_Task description_. Word for word, give the material below again, minus any images.

_Information provided_.

* * * * * * *

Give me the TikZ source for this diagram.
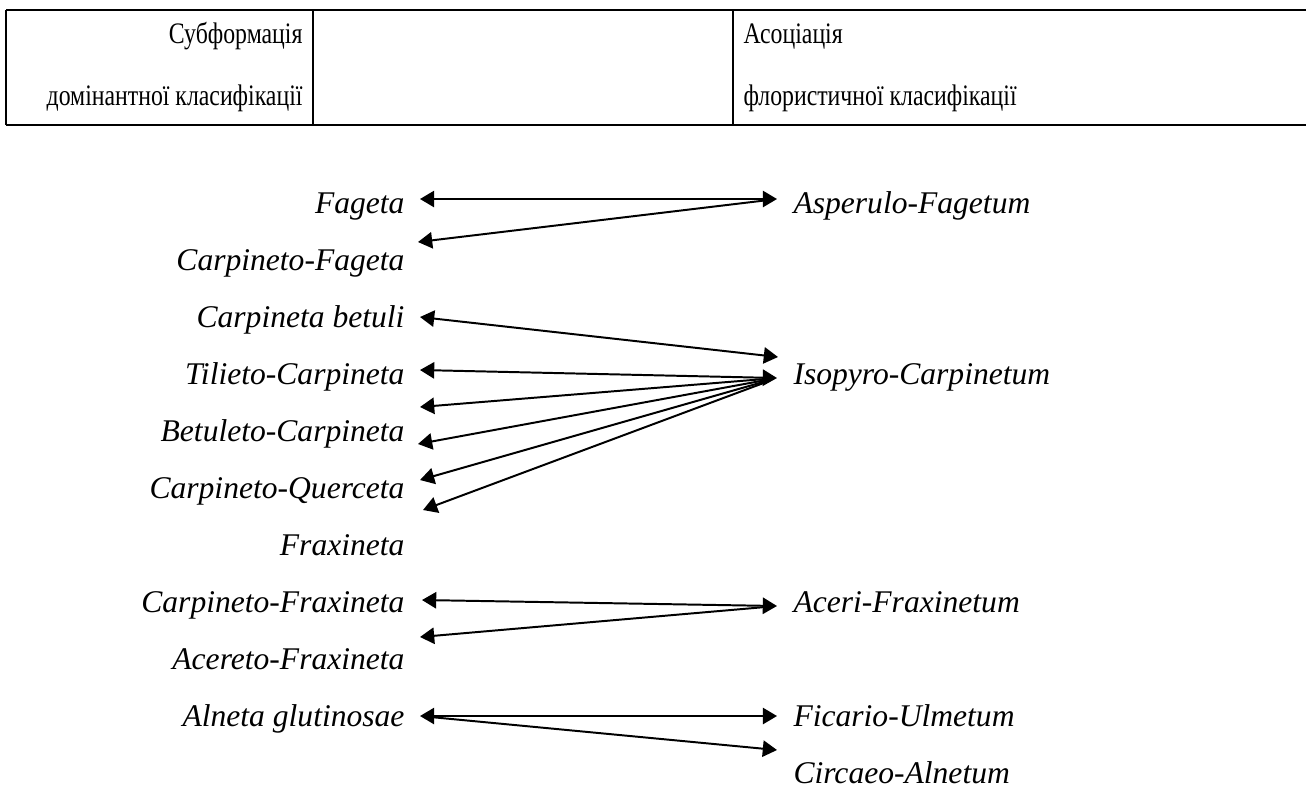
\documentclass[tikz,border=0pt]{standalone}
\usepackage{fontspec}
\setmainfont{Liberation Serif}
\newfontfamily\headfont{Liberation Serif}[FakeStretch=0.8]
\usetikzlibrary{arrows.meta}

\begin{document}
\begin{tikzpicture}[x=0.38pt,y=-0.38pt,>={Triangle[length=5.4pt,width=6.2pt]},
  every node/.style={inner sep=0pt,font=\fontsize{12}{14}\selectfont},
  head/.style={font=\fontsize{11.3}{14}\headfont},
  lname/.style={anchor=base east,font=\fontsize{12}{14}\selectfont\itshape},
  rname/.style={anchor=base west,font=\fontsize{12}{14}\selectfont\itshape},
  link/.style={line width=0.75pt},
  fan/.style={line width=0.75pt,shorten <=4.5pt}]
\useasboundingbox (0,0) rectangle (1306,787);

\draw[line width=1pt] (6,10) -- (1306,10) (6,125) -- (1306,125)
  (6,10) -- (6,125) (313,10) -- (313,125) (733,10) -- (733,125);
\node (hsub)  [head,anchor=base east] at (303,43)  {Субформація};
\node (hdom)  [head,anchor=base east] at (303,105) {домінантної класифікації};
\node (hasoc) [head,anchor=base west] at (743,43)  {Асоціація};
\node (hflor) [head,anchor=base west] at (743,105) {флористичної класифікації};

\node (fag)   [lname] at (405,213) {Fageta};
\node (cfag)  [lname] at (405,270) {Carpineto-Fageta};
\node (cbet)  [lname] at (405,327) {Carpineta betuli};
\node (tcar)  [lname] at (405,384) {Tilieto-Carpineta};
\node (bcar)  [lname] at (405,441) {Betuleto-Carpineta};
\node (cque)  [lname] at (405,498) {Carpineto-Querceta};
\node (frax)  [lname] at (405,555) {Fraxineta};
\node (cfrax) [lname] at (405,612) {Carpineto-Fraxineta};
\node (afrax) [lname] at (405,669) {Acereto-Fraxineta};
\node (aglu)  [lname] at (405,726) {Alneta glutinosae};

\node (asp)   [rname] at (793,213) {Asperulo-Fagetum};
\node (iso)   [rname] at (793,384) {Isopyro-Carpinetum};
\node (acfr)  [rname] at (793,612) {Aceri-Fraxinetum};
\node (ficu)  [rname] at (793,726) {Ficario-Ulmetum};
\node (caln)  [rname] at (793,783) {Circaeo-Alnetum};

\coordinate (tfag)  at (420,199);
\coordinate (tcfag) at (418,242);
\coordinate (tcbet) at (420,317);
\coordinate (ttcar) at (420,370);
\coordinate (tb1)   at (420,407);
\coordinate (tb2)   at (418,444);
\coordinate (tq1)   at (420,480);
\coordinate (tq2)   at (423,510);
\coordinate (tcfr)  at (422,600);
\coordinate (tafr)  at (420,637);
\coordinate (tagl)  at (420,716);

\coordinate (pasp)  at (777,199);
\coordinate (pisb)  at (778,357);
\coordinate (piso)  at (777,378);
\coordinate (pacf)  at (777,606);
\coordinate (pfic)  at (777,716);
\coordinate (pcal)  at (777,750);

\draw[<->,link] (tfag) -- (pasp);
\draw[->,fan] (pasp) -- (tcfag);
\draw[<->,link] (tcbet) -- (pisb);
\draw[<->,link] (ttcar) -- (piso);
\draw[->,fan] (piso) -- (tb1);
\draw[->,fan] (piso) -- (tb2);
\draw[->,fan] (piso) -- (tq1);
\draw[->,fan] (piso) -- (tq2);
\draw[<->,link] (tcfr) -- (pacf);
\draw[->,fan] (pacf) -- (tafr);
\draw[<->,link] (tagl) -- (pfic);
\draw[->,fan] (tagl) -- (pcal);
\end{tikzpicture}
\end{document}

* * * * * * *

_Solution to this task_.
Give me the TikZ source for this diagram.
\documentclass[tikz,border=0pt]{standalone}
\usepackage{fontspec}
\setmainfont{Liberation Serif}
\newfontfamily\headfont{Liberation Serif}[FakeStretch=0.8]
\usetikzlibrary{arrows.meta}

\begin{document}
\begin{tikzpicture}[x=0.38pt,y=-0.38pt,>={Triangle[length=5.4pt,width=6.2pt]},
  every node/.style={inner sep=0pt,font=\fontsize{12}{14}\selectfont},
  head/.style={font=\fontsize{11.3}{14}\headfont},
  lname/.style={anchor=base east,font=\fontsize{12}{14}\selectfont\itshape},
  rname/.style={anchor=base west,font=\fontsize{12}{14}\selectfont\itshape},
  link/.style={line width=0.75pt},
  fan/.style={line width=0.75pt,shorten <=4.5pt}]
\useasboundingbox (0,0) rectangle (1306,787);

\draw[line width=1pt] (6,10) -- (1306,10) (6,125) -- (1306,125)
  (6,10) -- (6,125) (313,10) -- (313,125) (733,10) -- (733,125);
\node (hsub)  [head,anchor=base east] at (303,43)  {Субформація};
\node (hdom)  [head,anchor=base east] at (303,105) {домінантної класифікації};
\node (hasoc) [head,anchor=base west] at (743,43)  {Асоціація};
\node (hflor) [head,anchor=base west] at (743,105) {флористичної класифікації};

\node (fag)   [lname] at (405,213) {Fageta};
\node (cfag)  [lname] at (405,270) {Carpineto-Fageta};
\node (cbet)  [lname] at (405,327) {Carpineta betuli};
\node (tcar)  [lname] at (405,384) {Tilieto-Carpineta};
\node (bcar)  [lname] at (405,441) {Betuleto-Carpineta};
\node (cque)  [lname] at (405,498) {Carpineto-Querceta};
\node (frax)  [lname] at (405,555) {Fraxineta};
\node (cfrax) [lname] at (405,612) {Carpineto-Fraxineta};
\node (afrax) [lname] at (405,669) {Acereto-Fraxineta};
\node (aglu)  [lname] at (405,726) {Alneta glutinosae};

\node (asp)   [rname] at (793,213) {Asperulo-Fagetum};
\node (iso)   [rname] at (793,384) {Isopyro-Carpinetum};
\node (acfr)  [rname] at (793,612) {Aceri-Fraxinetum};
\node (ficu)  [rname] at (793,726) {Ficario-Ulmetum};
\node (caln)  [rname] at (793,783) {Circaeo-Alnetum};

\coordinate (tfag)  at (420,199);
\coordinate (tcfag) at (418,242);
\coordinate (tcbet) at (420,317);
\coordinate (ttcar) at (420,370);
\coordinate (tb1)   at (420,407);
\coordinate (tb2)   at (418,444);
\coordinate (tq1)   at (420,480);
\coordinate (tq2)   at (423,510);
\coordinate (tcfr)  at (422,600);
\coordinate (tafr)  at (420,637);
\coordinate (tagl)  at (420,716);

\coordinate (pasp)  at (777,199);
\coordinate (pisb)  at (778,357);
\coordinate (piso)  at (777,378);
\coordinate (pacf)  at (777,606);
\coordinate (pfic)  at (777,716);
\coordinate (pcal)  at (777,750);

\draw[<->,link] (tfag) -- (pasp);
\draw[->,fan] (pasp) -- (tcfag);
\draw[<->,link] (tcbet) -- (pisb);
\draw[<->,link] (ttcar) -- (piso);
\draw[->,fan] (piso) -- (tb1);
\draw[->,fan] (piso) -- (tb2);
\draw[->,fan] (piso) -- (tq1);
\draw[->,fan] (piso) -- (tq2);
\draw[<->,link] (tcfr) -- (pacf);
\draw[->,fan] (pacf) -- (tafr);
\draw[<->,link] (tagl) -- (pfic);
\draw[->,fan] (tagl) -- (pcal);
\end{tikzpicture}
\end{document}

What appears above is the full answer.